Kimberly: Excluding my 9-5 job, my days are generally filled with client meetings, speaking engagements, and calls with the women in my mastermind groups. I make a long list of all of my tasks for the week every Monday in Trello, and then I break them down by day in the Productivity Planner. I generally wake up around 5am and head to the gym for a workout with my trainer. I try to do at least 30 minutes of cardio before our 60 minute training session. Once I’m back home and settled, I generally start my day with email and social media. I live by my Google Calendar, so I’m in and out of meetings and client calls for the remainder of the day. I try my best to end my day by 6 P.M. so I can have some down time, but it’s not uncommon for me to hop back online later in the evening to knock out a few additional tasks before bed.
In Her Shoes: How does that role coincide with the work you do as the Associate Director, Employer Outreach at Princeton University, Office of Career services?
Kimberly: I’ve been working in career development for about seven years, and this is my first role where my priority is not advising students/alumni. I’m occasionally asked to hop in and advise students or present career development workshops for alumni, but my main focus is on recruiting new employers. I really enjoy this work since I’m able to get real-time insights from employers and alumni to help serve the students at Princeton. It’s a different side of career development, but it’s been very rewarding. Most importantly, it allows me to see all sides of the process since I work with the employers who ultimately make the hiring decisions.
In Her Shoes: On July 15, you’ll be hosting an event entitled, “The Empowerment Social.” It’s been described as a “party with an agenda,” in which you are bringing together dynamic people to talk more about manifesting goals for their career and business. Without giving too much more away, what else can those attending expect?
Kimberly: I’ve been trying to find a way to bring personal and professional development to my community in a way that is fun. Not everyone is able to attend conferences, meetings, or find mentors to help them get ahead in their careers — but people always make time for day parties, right?
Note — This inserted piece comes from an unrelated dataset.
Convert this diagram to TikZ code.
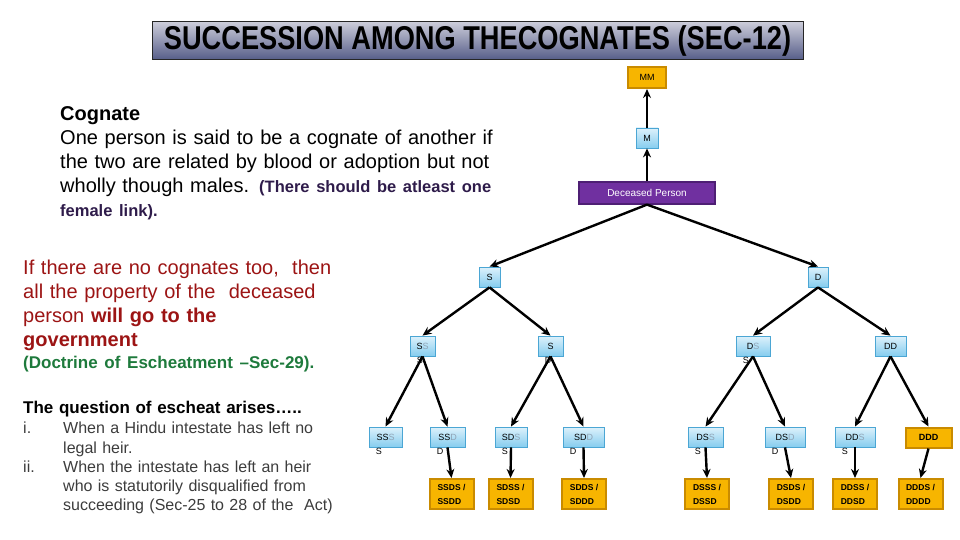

In-between the normal day-party scene there will be 5-10 minute talks from experts in personal and career development, entrepreneurship, and fitness giving actionable tips and tricks to do more, be more, and achieve more in your life. My goal is that attendees will leave “The Empowerment Social” not only feeling motivated — but they will be able to determine the next step they need to take in order to reach their goals… all while having fun at a day party.
Also, I wanted this event to be super affordable. When people think about professional development opportunities, there is generally a big price tag attached to it; this event is only $25 for early bird tickets and $35 for general admission. Professionals at various stages of their careers will be able to attend — and who knows, there may even be some recruiters in the room looking to hire.
Recruiting a workforce of diverse professionals is also a known struggle for many employers, so I’ve also partnered with Jopwell and National Sales Network for this event. They both understand millennials needs/interest and are interested in connecting minorities with professional development and career opportunities.
In Her Shoes: Seeing that this particular event is located in Harlem, do you plan on expanding to other cities soon? Is so, which ones are on your agenda?
Kimberly: At this time, I haven’t made any plans to expand in the next year to other cities, but I’m hoping by year two that we will be able to do something in Atlanta, Charlotte, or even Miami. My immediate goal is to host this event twice a year (June/July and December/January).